The Department of Mental Health has warned young people who are obsessed with the popular "selfie" trend that they could lose self-confidence and that the addiction could have a negative impact on their life and work.

The selfie narcissistic culture is popular among local internet users, especially in the teenage and student groups, who post photographs of themselves online in a bid to seek approval and attention, department deputy director-general Panpimol Wipulakorn said in a statement released on Sunday. 

She claimed such behavior could lead to mental health problems in future, especially related to self-confidence, and this could unexpectedly cause a negative effect on a person's everyday life, future career and even the country’s development.   

"A selfie creates an impact, more or less, on one’s everyday life, depending on each individual. Posting photos [on social network sites] to seek approval and ‘likes’ from peers as a reward is normal human nature. Whatever people do and then get rewarded for it, they will do again,” Dr Panpimol said. 

“But the reward has varying degrees of emotional effects on each individual. Some people are happy after sharing a selfie and getting few likes, while others expect as many likes as possible and become addicted to being liked. 

“Conversely, if they feel they don’t get enough likes for their selfie as expected, they decide to post another, but still do not receive a good response. This could affect their thoughts. They can lose self-confidence and have a negative attitude toward themselves, such as feeling dissatisfied with themselves or their body.

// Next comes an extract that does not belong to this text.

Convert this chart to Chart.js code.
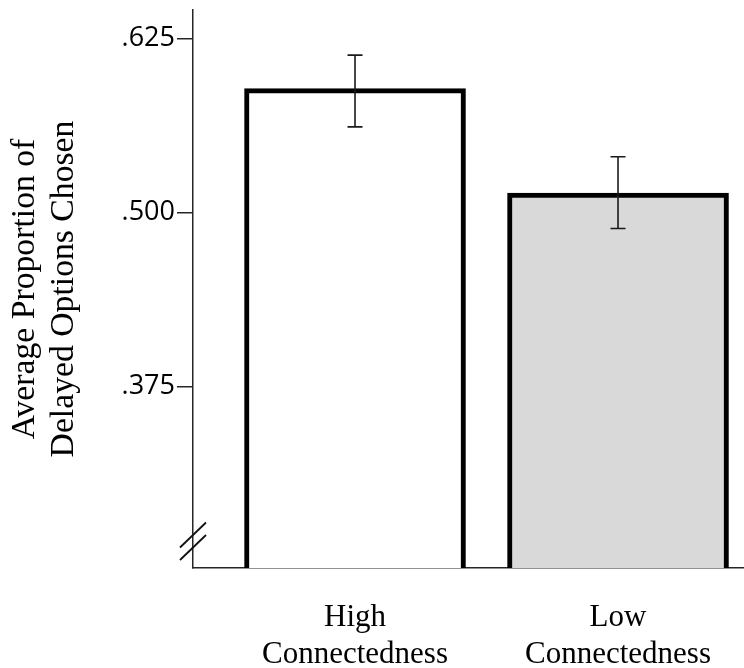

“Paying too much attention to one’s shared selfies by continuing to check on who sees or comments on them in the hope of getting the most likes as possible is a sign that selfies are causing problems for them, including a possible lack of self-confidence,” Dr Panpimol said.

Thailand has approximately 19 million users of Facebook and 800,000 users of Instagram, according to a survey by the Electronic Transactions Development Agency (ETDA), a public organisation.The mental health expert quoted an American psychiatrist as saying that that selfies could undermine or erode one’s self-confidence and self-esteem. She added that public health officials in the UK had announced that addiction to social media such as Facebook and Twitter was an illness and more than 100 patients sought treatment every year. 

She said self-confidence is crucial as it enables people to have self-satisfaction, happiness, accept truth and not hunt for love or attention from others. 

Those losing self-confidence can feel nervous, hesitant and not happy with their life. Living under such conditions for a long time could lead to mental and emotional disturbances such as paranoia, jealousy, nitpicking and depression.    

“If Thai youth become lacking in confidence, this means they are unlikely to try new things in their lives and they will simply follow or imitate others - and that will make it hard for them to develop themselves. 

“This could affect the development of the country in the future as the number of new generation leaders will fall short. It will hinder the country’s creativity and innovation. Those in work will advance in their careers more slowly than other people [with self-confidence],” Dr Panpimol said.      

To stop from becoming a selfie addict, a person must pay attention to people and things around them in everyday life and spend time doing activities with family members and friends such as exercising, watching movies and travelling.

Dr Panpimol urged teen internet users to accept other people's differences and opinions as being equally valid as their own, as well as exercise restraint on taking selfies too frequently. 

“Taking selfies cannot be done all the time and when being in an inappropriate place and time you must force yourself to go against your will to do it.